Painting and poetry have been the ordering passions of his life as these forms have been able to convey his love for Jamaica and its people. However, Thompson’s storytelling gift in his memoir leaves the reader pondering beneath the surface.
His knowledge of Jamaica entwining strong and fascinating detail, will engage universal dialogue, and the tough honesty to his narrative recreates a sense of irony and appreciation for Jamaican history and an intense love and respect for his immediate and extended family.
From the very first chapter, Thompson provides insight into a pre-war childhood in Jamaica and the island’s emerging difficulty into modernisation. There are moving and sometimes comic chapters of a pre-war boyhood in colonial Jamaica in a far from prosperous white and Catholic Jamaican family.

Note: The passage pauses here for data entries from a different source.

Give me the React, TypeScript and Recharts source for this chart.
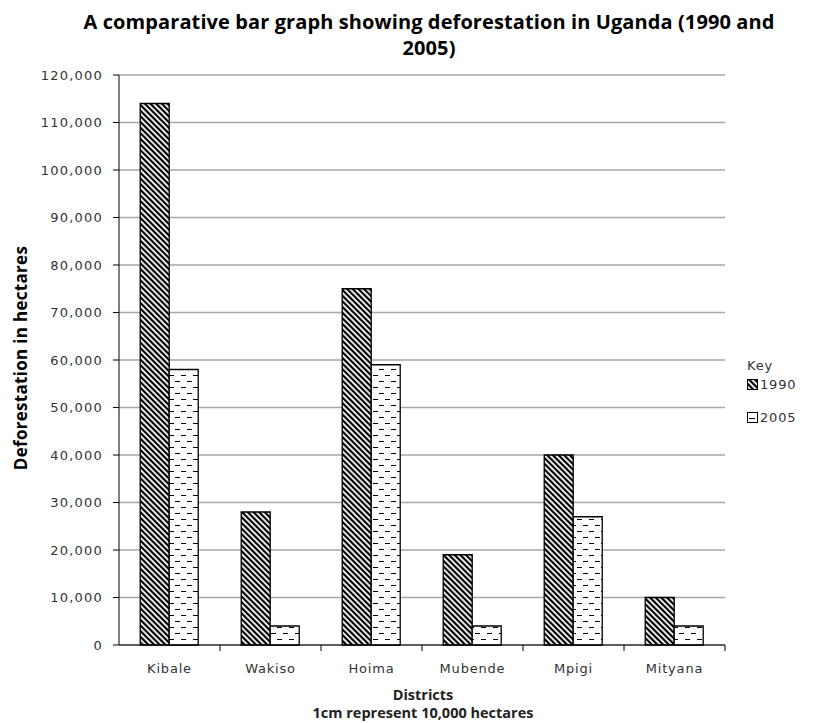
import { BarChart, Bar, XAxis, YAxis, CartesianGrid } from 'recharts'

const districts = ['Kibale', 'Wakiso', 'Hoima', 'Mubende', 'Mpigi', 'Mityana']
const values1990 = [114000, 28000, 75000, 19000, 40000, 10000]
const values2005 = [58000, 4000, 59000, 4000, 27000, 4000]
const yTicks = [0, 10000, 20000, 30000, 40000, 50000, 60000, 70000, 80000, 90000, 100000, 110000, 120000]

const data = districts.map((name, i) => ({
  name,
  y1990: values1990[i],
  y2005: values2005[i],
}))

const tickFont = { fontFamily: 'DejaVu Sans', fontSize: 13, letterSpacing: 1.2, fill: '#333' }
const boldFont = 'Open Sans'

// x ticks sit between categories, label in the middle
const DistrictTick = (props: any) => {
  const { x, y, payload, width } = props
  const band = width / districts.length
  return (
    <g>
      <line x1={x + band / 2} x2={x + band / 2} y1={y - 8} y2={y - 2} stroke="#000" />
      <text x={x} y={y + 20} textAnchor="middle" {...tickFont} letterSpacing={0.8}>
        {payload.value}
      </text>
    </g>
  )
}

export default function App() {
  return (
    <div style={{ position: 'fixed', top: 0, left: 0, width: 813, height: 723, background: '#fff', overflow: 'hidden' }}>
      <div
        style={{
          position: 'absolute',
          top: 9,
          left: 49,
          width: 760,
          textAlign: 'center',
          fontFamily: boldFont,
          fontWeight: 700,
          fontSize: 20,
          letterSpacing: 0.1,
          lineHeight: '26px',
          color: '#000',
        }}
      >
        A comparative bar graph showing deforestation in Uganda (1990 and
        <br />
        2005)
      </div>
      <BarChart
        width={813}
        height={723}
        data={data}
        margin={{ top: 75, right: 88, bottom: 48, left: 0 }}
        barCategoryGap="21%"
        barGap={0}
      >
        <defs>
          <pattern
            id="hatch1990"
            patternUnits="userSpaceOnUse"
            width={4}
            height={4}
            patternTransform="rotate(-45)"
          >
            <rect x={0} y={0} width={4} height={4} fill="#fff" />
            <rect x={0} y={0} width={2.2} height={4} fill="#000" />
          </pattern>
          <pattern id="dash2005" patternUnits="userSpaceOnUse" width={12} height={12}>
            <rect x={0} y={0} width={12} height={12} fill="#fff" />
            <line x1={1} x2={6} y1={3.5} y2={3.5} stroke="#000" strokeWidth={1} />
            <line x1={7} x2={12} y1={9.5} y2={9.5} stroke="#000" strokeWidth={1} />
          </pattern>
        </defs>
        <CartesianGrid vertical={false} stroke="#a6a6a6" strokeWidth={1.3} />
        <XAxis
          dataKey="name"
          height={30}
          stroke="#000"
          tickLine={false}
          tick={<DistrictTick />}
          interval={0}
        />
        <YAxis
          width={119}
          domain={[0, 120000]}
          ticks={yTicks}
          interval={0}
          stroke="#000"
          tickSize={6}
          tickMargin={10}
          tickFormatter={(v: number) => v.toLocaleString('en-US')}
          tick={tickFont}
        />
        <Bar dataKey="y1990" name="1990" fill="url(#hatch1990)" stroke="#000" strokeWidth={1.3} isAnimationActive={false} />
        <Bar dataKey="y2005" name="2005" fill="url(#dash2005)" stroke="#000" strokeWidth={1.3} isAnimationActive={false} />
      </BarChart>
      <div
        style={{
          position: 'absolute',
          left: 747,
          top: 358,
          fontFamily: 'DejaVu Sans',
          fontSize: 13,
          color: '#333',
          letterSpacing: 0.8,
        }}
      >
        <div style={{ marginBottom: 3 }}>Key</div>
        <div style={{ display: 'flex', alignItems: 'center', height: 16 }}>
          <svg width={11} height={11} style={{ marginRight: 2 }}>
            <rect x={0.5} y={0.5} width={10} height={10} fill="url(#hatch1990)" stroke="#000" />
          </svg>
          1990
        </div>
        <div style={{ display: 'flex', alignItems: 'center', height: 16, marginTop: 17 }}>
          <svg width={11} height={11} style={{ marginRight: 2 }}>
            <rect x={0.5} y={0.5} width={10} height={10} fill="#fff" stroke="#000" />
            <line x1={2} x2={8} y1={6.5} y2={6.5} stroke="#000" />
          </svg>
          2005
        </div>
      </div>
      <div
        style={{
          position: 'absolute',
          left: 20,
          top: 358,
          transform: 'translate(-50%, -50%) rotate(-90deg)',
          whiteSpace: 'nowrap',
          fontFamily: boldFont,
          fontWeight: 700,
          fontSize: 17,
          letterSpacing: 0.3,
          color: '#000',
        }}
      >
        Deforestation in hectares
      </div>
      <div
        style={{
          position: 'absolute',
          top: 686,
          left: 73,
          width: 700,
          textAlign: 'center',
          fontFamily: boldFont,
          fontWeight: 700,
          fontSize: 14.5,
          lineHeight: '18px',
          color: '#222',
        }}
      >
        <div>Districts</div>
        <div>1cm represent 10,000 hectares</div>
      </div>
    </div>
  )
}
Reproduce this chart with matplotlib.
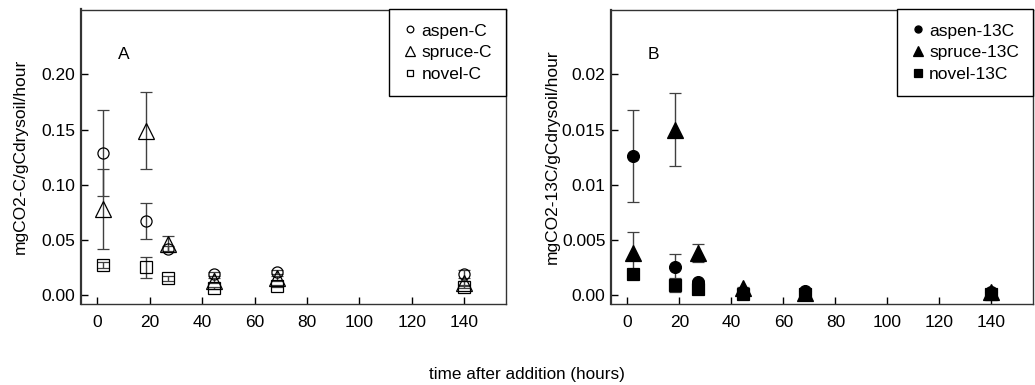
import matplotlib
matplotlib.use("Agg")
import matplotlib.pyplot as plt

plt.rcParams['font.family'] = ['Liberation Sans', 'DejaVu Sans']

# sampling times (hours)
hours = [2, 18.5, 27, 44.5, 68.5, 140]

# panel A: total C
aspen_c = [0.129, 0.067, 0.042, 0.019, 0.021, 0.019]
aspen_c_err = [0.039, 0.016, 0.002, 0.002, 0.002, 0.004]
spruce_c = [0.078, 0.149, 0.046, 0.013, 0.015, 0.011]
spruce_c_err = [0.036, 0.035, 0.007, 0.002, 0.002, 0.002]
novel_c = [0.027, 0.025, 0.015, 0.006, 0.008, 0.007]
novel_c_err = [0.003, 0.0095, 0.002, 0.001, 0.001, 0.001]

# panel B: 13C
aspen_13c = [0.0126, 0.0025, 0.0012, 0.0003, 0.0004, 0.0003]
aspen_13c_err = [0.0042, 0.0012, 0.0002, 0.0001, 0.0001, 0.0001]
spruce_13c = [0.0038, 0.0150, 0.0038, 0.0006, 0.0002, 0.0003]
spruce_13c_err = [0.0019, 0.0033, 0.0008, 0.0001, 0.0001, 0.0001]
novel_13c = [0.0019, 0.0009, 0.0005, 0.0001, 0.0001, 0.0001]
novel_13c_err = [0.0002, 0.0006, 0.0001, 0.0, 0.0, 0.0]

labels_a = ["aspen-C", "spruce-C", "novel-C"]
labels_b = ["aspen-13C", "spruce-13C", "novel-13C"]

xticks = [0, 20, 40, 60, 80, 100, 120, 140]
yticks_a = [0.0, 0.05, 0.10, 0.15, 0.20]
yticklabels_a = ["0.00", "0.05", "0.10", "0.15", "0.20"]
yticks_b = [0.0, 0.005, 0.01, 0.015, 0.02]
yticklabels_b = ["0.00", "0.005", "0.01", "0.015", "0.02"]

fs = 12.5

fig = plt.figure(figsize=(10.35, 3.85), dpi=100)
ax_a = fig.add_axes([81 / 1035, 81 / 385, 425 / 1035, 294.5 / 385])
ax_b = fig.add_axes([611 / 1035, 81 / 385, 422 / 1035, 294.5 / 385])

ecol = "#404040"


def draw(ax, series, filled):
    handles = []
    for y, err, marker, ms in series:
        c = ax.errorbar(hours, y, yerr=err, fmt=marker, ms=ms,
                        mfc="black" if filled else "none", mec="black", mew=0.9,
                        ecolor=ecol, elinewidth=1, capsize=4, capthick=1)
        handles.append(c[0])
    return handles


h_a = draw(ax_a, [(aspen_c, aspen_c_err, "o", 8),
                  (spruce_c, spruce_c_err, "^", 12),
                  (novel_c, novel_c_err, "s", 8)], False)
h_b = draw(ax_b, [(aspen_13c, aspen_13c_err, "o", 8.5),
                  (spruce_13c, spruce_13c_err, "^", 11),
                  (novel_13c, novel_13c_err, "s", 8.5)], True)

for ax, hs, labs, yt, ytl, scale, lab, letter, lx in [
        (ax_a, h_a, labels_a, yticks_a, yticklabels_a, 1.0,
         "mgCO2-C/gCdrysoil/hour", "A", -0.125),
        (ax_b, h_b, labels_b, yticks_b, yticklabels_b, 0.1,
         "mgCO2-13C/gCdrysoil/hour", "B", -0.121)]:
    ax.set_xlim(-6.3, 156)
    ax.set_ylim(-0.0082 * scale, 0.2588 * scale)
    ax.set_xticks(xticks)
    ax.set_yticks(yt)
    ax.set_yticklabels(ytl)
    ax.tick_params(axis="both", direction="in", length=5, width=1,
                   labelsize=fs, colors="black")
    ax.tick_params(axis="x", pad=8)
    ax.tick_params(axis="y", pad=4)
    for sp in ax.spines.values():
        sp.set_linewidth(1.0)
        sp.set_color("#333333")
    ax.spines["left"].set_linewidth(1.6)
    ax.set_ylabel(lab, fontsize=fs)
    ax.yaxis.set_label_coords(lx, 0.5)
    ax.text(10, 0.218 * scale, letter, fontsize=fs, ha="center", va="center")
    leg = ax.legend(hs, labs, loc="upper right", borderaxespad=0, fontsize=fs,
                    markerscale=0.6, handletextpad=0.25, handlelength=0.8,
                    labelspacing=0.38, borderpad=0.8, fancybox=False,
                    framealpha=1, numpoints=1)
    leg.get_frame().set_edgecolor("black")
    leg.get_frame().set_linewidth(1.0)

fig.text(0.509, 1 - 375 / 385, "time after addition (hours)", fontsize=12.3,
         ha="center", va="center")

fig.savefig("out.png", dpi=100)
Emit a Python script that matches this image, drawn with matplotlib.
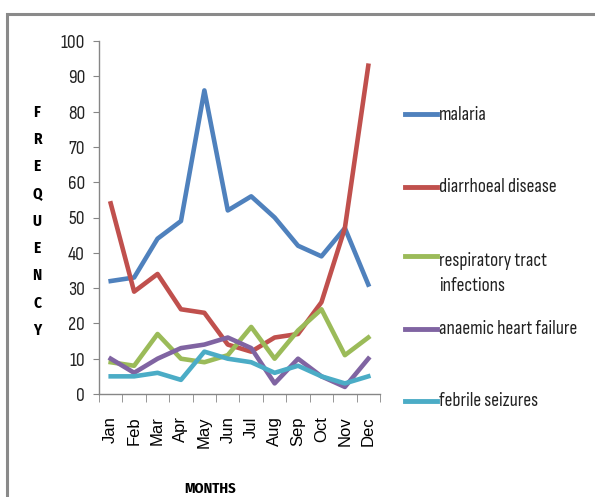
import matplotlib
matplotlib.use("Agg")
import matplotlib.pyplot as plt
from matplotlib.patches import Rectangle
from matplotlib.lines import Line2D

months = ["Jan", "Feb", "Mar", "Apr", "May", "Jun", "Jul", "Aug", "Sep", "Oct", "Nov", "Dec"]
malaria = [32, 33, 44, 49, 86, 52, 56, 50, 42, 39, 47, 31]
diarrhoea = [54, 29, 34, 24, 23, 14, 12, 16, 17, 26, 47, 93]
respiratory = [9, 8, 17, 10, 9, 11, 19, 10, 18, 24, 11, 16]
anaemic = [10, 6, 10, 13, 14, 16, 13, 3, 10, 5, 2, 10]
febrile = [5, 5, 6, 4, 12, 10, 9, 6, 8, 5, 3, 5]

labels = ["malaria", "diarrhoeal disease", "respiratory tract\ninfections",
          "anaemic heart failure", "febrile seizures"]
colors = ["#4F81BD", "#C0504D", "#9BBB59", "#8064A2", "#4BACC6"]
data = [malaria, diarrhoea, respiratory, anaemic, febrile]

W, H = 595, 497
narrow = ["Sofia Sans Condensed", "DejaVu Sans"]
narrow_bold = ["Fira Sans Condensed", "Open Sans Condensed", "DejaVu Sans"]

fig = plt.figure(figsize=(W / 100, H / 100), dpi=100)
ax = fig.add_axes([99 / W, 1 - 394 / H, 281 / W, 353 / H])

x = list(range(len(months)))
for vals, col in zip(data, colors):
    ax.plot(x, vals, color=col, lw=3.3)

ax.set_xlim(-0.5, 11.5)
ax.set_ylim(0, 100)
ax.set_yticks(range(0, 101, 10))
ax.set_yticklabels([str(v) for v in range(0, 101, 10)], family=narrow, fontsize=14, color="#222222")
ax.set_xticks(x)
ax.set_xticklabels(months, rotation=90, fontsize=12, family=["Liberation Sans", "DejaVu Sans"])
ax.set_xticks([i - 0.5 for i in range(13)], minor=True)
ax.tick_params(axis="x", which="major", length=0, pad=16)
ax.tick_params(axis="x", which="minor", length=5.5, color="#868686", direction="out")
ax.tick_params(axis="y", length=4.5, color="#868686", direction="out", pad=5.5)
for s in ["top", "right"]:
    ax.spines[s].set_visible(False)
for s in ["left", "bottom"]:
    ax.spines[s].set_color("#868686")
    ax.spines[s].set_linewidth(1)

# stacked vertical y label
for i, ch in enumerate("FREQUENCY"):
    fig.text(37 / W, 1 - (112 + i * 27.3) / H, ch, ha="center", va="center",
             fontsize=11, fontweight="bold", family=narrow_bold)

fig.text(210 / W, 1 - 489 / H, "MONTHS", ha="center", va="center",
         fontsize=10.5, fontweight="bold", family=narrow_bold)

# legend, placed like the original
leg_y = [114, 187, 256, 329, 401]
text_y = [115, 187, 273.5, 329, 401]
for lab, col, ly, ty in zip(labels, colors, leg_y, text_y):
    fig.add_artist(Line2D([405 / W, 437 / W], [1 - ly / H, 1 - ly / H],
                          color=col, lw=3.5, transform=fig.transFigure))
    fig.text(439 / W, 1 - ty / H, lab, ha="left", va="center", fontsize=14,
             family=narrow, color="#222222", linespacing=1.45)

# outer frame of the original figure
fig.patches.append(Rectangle((7 / W, -0.1), 1.2, 1 - 14 / H + 0.1,
                             transform=fig.transFigure, fill=False,
                             edgecolor="#8a8a8a", lw=2.2, figure=fig))

fig.savefig("out.png", dpi=100)
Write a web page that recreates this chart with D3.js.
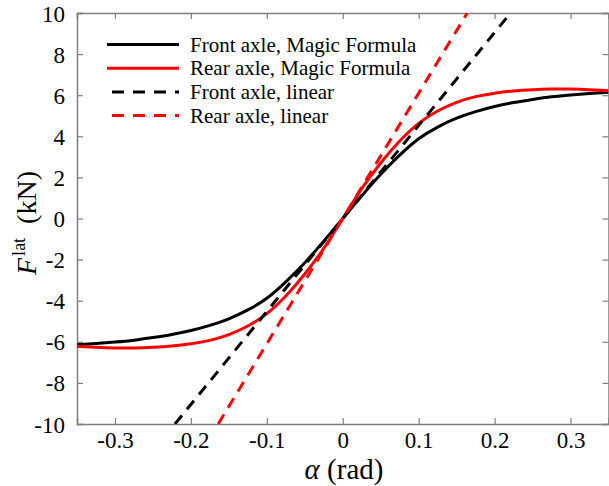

Thompson’s family on his mother’s side goes back three generations in Jamaica, a mixture of crypto Jewish (Isaacs) and Irish stock (Fielding).
It came as no surprise that his education was heavily influenced by the Jesuits through high school in Jamaica and university in America. After earning his Doctor of Law degree at Fordham University in New York, he served for two years as an officer in Japan, after which he returned to Jamaica and started his career as businessman, painter, and poet.
Having been at the heart of the island’s economic and commercial development, Thompson also tells the story of a life at the heart of Jamaica’s development of tourism, capitalist modernity, and the leadership of Seprod, one of Jamaica’s largest manufacturing companies.
He was chief executive officer of Seprod from 1992 to 1999 and played an integral part on the team that saved the company from bankruptcy.
There are also fascinating glimpses of involvement with Jamaica’s sharply divided political life – between former political leaders Michael Manley and Edward Seaga.
Ralph Thompson has long had a passionate concern for the quality of the education on offer to all Jamaicans, and he writes with feeling about his contribution to the debate around educational issues and practical attempts to make improvements.
Thompson has been a pioneer for early childhood education and has been an advocate for more than 20 years.
Education, he said, is a chain of learning made up of early childhood schools, primary schools, secondary schools, and tertiary institutions. But the chain, he said, is only as strong as its weakest link, and over time, early childhood has been so neglected that the rest of the chain is now compromised and in danger of collapse.
Thompson was also a loyal supporter of Derek Walcott’s Trinidad Theatre Workshop and worked assiduously to have that theatre gain recognition in the wider Caribbean and America. He brought the Theatre Company to Jamaica in 1971 and 1973 and writes much about his friendship with Walcott in his memoir.
Thompson’s autobiography is a fascinating portrait, illustrated with images of his paintings and photographs of his immediate and extended family. As well as a frankly written record of Jamaican life, he also highlights changes in racial climate, love and betrayals, his paintings, and poetry.
Thompson has published more than 20 poems in British, US, and Caribbean journals. For outstanding merit in the field of literature, Thompson was awarded the Commander of the Order of Distinction in 1988 and a Musgrave Medal in 2015. The Musgrave Award is the oldest award of its kind in the Western Hemisphere and has become a quintessential part of Jamaica’s history, having been in existence since 1889.
Take My Word for it – A Jamaican Memoir is available on Amazon (www.amazon.com).